## Information provided

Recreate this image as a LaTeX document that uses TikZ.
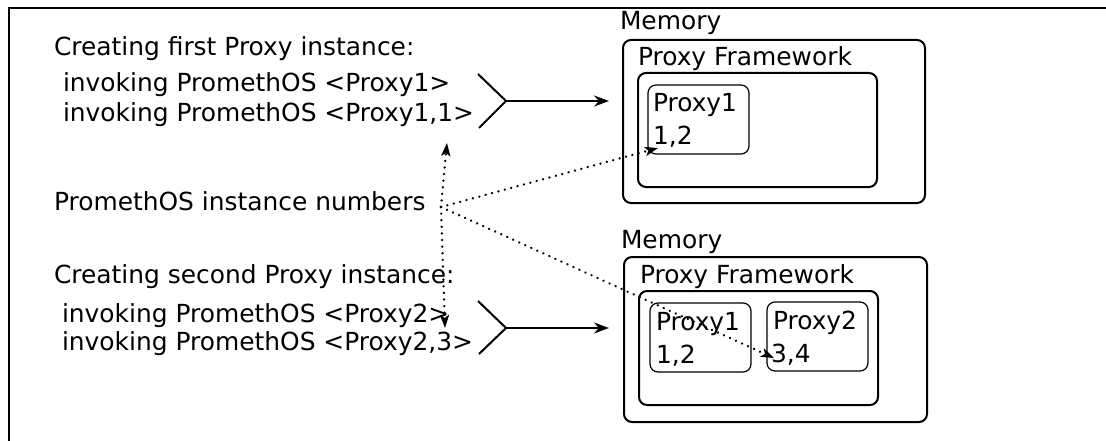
\documentclass[tikz,border=0pt]{standalone}
\usepackage{fontspec}
\setmainfont{DejaVu Sans}
\usetikzlibrary{arrows.meta}
\begin{document}
\begin{tikzpicture}[x=1pt,y=-1pt,
  every node/.style={font=\fontsize{24.9}{29}\selectfont, inner sep=0pt, outer sep=0pt},
  txt/.style={anchor=base west},
  frame/.style={draw, line width=2pt, rounded corners=8pt, anchor=north west},
  proxybox/.style={draw, line width=1.2pt, rounded corners=8pt, anchor=north west},
  chevron/.style={line width=2pt},
  flow/.style={line width=2pt, -{Stealth[length=15pt,width=11pt,inset=5pt]}},
  numlink/.style={line width=2.6pt, line cap=round, dash pattern=on 0.01pt off 6.6pt,
    -{Stealth[length=13pt,width=9pt,inset=3pt]}}
]
\clip (0,0) rectangle (1106,441);
\fill[white] (0,0) rectangle (1106,441);
% outer frame, running past the right and bottom edges
\draw[line width=2pt] (9,8) rectangle (1130,470);

% left column: the two creation steps
\node[txt] (h1) at (54,56) {Creating first Proxy instance:};
\node[txt] (i1) at (63,92) {invoking PromethOS <Proxy1>};
\node[txt] (i2) at (63,122) {invoking PromethOS <Proxy1,1>};
\node[txt] (nums) at (54,211) {PromethOS instance numbers};
\node[txt] (h2) at (54,283) {Creating second Proxy instance:};
\node[txt] (i3) at (62,322) {invoking PromethOS <Proxy2>};
\node[txt] (i4) at (62,350) {invoking PromethOS <Proxy2,3>};

% memory after the first instance
\node[txt] (m1) at (620,30) {Memory};
\node[frame, minimum width=302pt, minimum height=163pt] (mem1) at (623,40) {};
\node[txt] (f1) at (638,66) {Proxy Framework};
\node[frame, minimum width=239pt, minimum height=114pt] (fw1) at (638,73) {};
\node[proxybox, minimum width=101pt, minimum height=69pt] (pa) at (648,85) {};
\node[txt] (pa1) at (653,112) {Proxy1};
\node[txt] (pa2) at (653,145) {1,2};

% memory after the second instance
\node[txt] (m2) at (621,248) {Memory};
\node[frame, minimum width=303pt, minimum height=165pt] (mem2) at (624,257) {};
\node[txt] (f2) at (640,283) {Proxy Framework};
\node[frame, minimum width=239pt, minimum height=114pt] (fw2) at (639,291) {};
\node[proxybox, minimum width=101pt, minimum height=69pt] (pb) at (650,303) {};
\node[txt] (pb1) at (656,330) {Proxy1};
\node[txt] (pb2) at (656,363) {1,2};
\node[proxybox, minimum width=101pt, minimum height=69pt] (pc) at (767,302) {};
\node[txt] (pc1) at (773,329) {Proxy2};
\node[txt] (pc2) at (771,362) {3,4};

% braces gathering each pair of invocations
\coordinate (c1a) at (478,74);
\coordinate (c1v) at (506,101);
\coordinate (c1b) at (479,128);
\coordinate (c2a) at (478,301);
\coordinate (c2v) at (506,328);
\coordinate (c2b) at (479,354);
\draw[chevron] (c1a) -- (c1v) -- (c1b);
\draw[chevron] (c2a) -- (c2v) -- (c2b);
\draw[flow, shorten >=14pt] (c1v) -- (mem1.west |- c1v);
\draw[flow, shorten >=15pt] (c2v) -- (mem2.west |- c2v);

% instance-number links
\coordinate (src) at (441,207);
\coordinate (n1) at (447,143);
\coordinate (n2) at (445,328);
\coordinate (n3) at (658,148);
\coordinate (n4) at (774,358);
\draw[numlink] (src) -- (n1);
\draw[numlink] (src) -- (n2);
\draw[numlink] (src) -- (n3);
\draw[numlink] (src) -- (n4);
\end{tikzpicture}
\end{document}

## Direction
Without including any pictures, reproduce the listing exactly.

## Completed task
Recreate this image as a LaTeX document that uses TikZ.
\documentclass[tikz,border=0pt]{standalone}
\usepackage{fontspec}
\setmainfont{DejaVu Sans}
\usetikzlibrary{arrows.meta}
\begin{document}
\begin{tikzpicture}[x=1pt,y=-1pt,
  every node/.style={font=\fontsize{24.9}{29}\selectfont, inner sep=0pt, outer sep=0pt},
  txt/.style={anchor=base west},
  frame/.style={draw, line width=2pt, rounded corners=8pt, anchor=north west},
  proxybox/.style={draw, line width=1.2pt, rounded corners=8pt, anchor=north west},
  chevron/.style={line width=2pt},
  flow/.style={line width=2pt, -{Stealth[length=15pt,width=11pt,inset=5pt]}},
  numlink/.style={line width=2.6pt, line cap=round, dash pattern=on 0.01pt off 6.6pt,
    -{Stealth[length=13pt,width=9pt,inset=3pt]}}
]
\clip (0,0) rectangle (1106,441);
\fill[white] (0,0) rectangle (1106,441);
% outer frame, running past the right and bottom edges
\draw[line width=2pt] (9,8) rectangle (1130,470);

% left column: the two creation steps
\node[txt] (h1) at (54,56) {Creating first Proxy instance:};
\node[txt] (i1) at (63,92) {invoking PromethOS <Proxy1>};
\node[txt] (i2) at (63,122) {invoking PromethOS <Proxy1,1>};
\node[txt] (nums) at (54,211) {PromethOS instance numbers};
\node[txt] (h2) at (54,283) {Creating second Proxy instance:};
\node[txt] (i3) at (62,322) {invoking PromethOS <Proxy2>};
\node[txt] (i4) at (62,350) {invoking PromethOS <Proxy2,3>};

% memory after the first instance
\node[txt] (m1) at (620,30) {Memory};
\node[frame, minimum width=302pt, minimum height=163pt] (mem1) at (623,40) {};
\node[txt] (f1) at (638,66) {Proxy Framework};
\node[frame, minimum width=239pt, minimum height=114pt] (fw1) at (638,73) {};
\node[proxybox, minimum width=101pt, minimum height=69pt] (pa) at (648,85) {};
\node[txt] (pa1) at (653,112) {Proxy1};
\node[txt] (pa2) at (653,145) {1,2};

% memory after the second instance
\node[txt] (m2) at (621,248) {Memory};
\node[frame, minimum width=303pt, minimum height=165pt] (mem2) at (624,257) {};
\node[txt] (f2) at (640,283) {Proxy Framework};
\node[frame, minimum width=239pt, minimum height=114pt] (fw2) at (639,291) {};
\node[proxybox, minimum width=101pt, minimum height=69pt] (pb) at (650,303) {};
\node[txt] (pb1) at (656,330) {Proxy1};
\node[txt] (pb2) at (656,363) {1,2};
\node[proxybox, minimum width=101pt, minimum height=69pt] (pc) at (767,302) {};
\node[txt] (pc1) at (773,329) {Proxy2};
\node[txt] (pc2) at (771,362) {3,4};

% braces gathering each pair of invocations
\coordinate (c1a) at (478,74);
\coordinate (c1v) at (506,101);
\coordinate (c1b) at (479,128);
\coordinate (c2a) at (478,301);
\coordinate (c2v) at (506,328);
\coordinate (c2b) at (479,354);
\draw[chevron] (c1a) -- (c1v) -- (c1b);
\draw[chevron] (c2a) -- (c2v) -- (c2b);
\draw[flow, shorten >=14pt] (c1v) -- (mem1.west |- c1v);
\draw[flow, shorten >=15pt] (c2v) -- (mem2.west |- c2v);

% instance-number links
\coordinate (src) at (441,207);
\coordinate (n1) at (447,143);
\coordinate (n2) at (445,328);
\coordinate (n3) at (658,148);
\coordinate (n4) at (774,358);
\draw[numlink] (src) -- (n1);
\draw[numlink] (src) -- (n2);
\draw[numlink] (src) -- (n3);
\draw[numlink] (src) -- (n4);
\end{tikzpicture}
\end{document}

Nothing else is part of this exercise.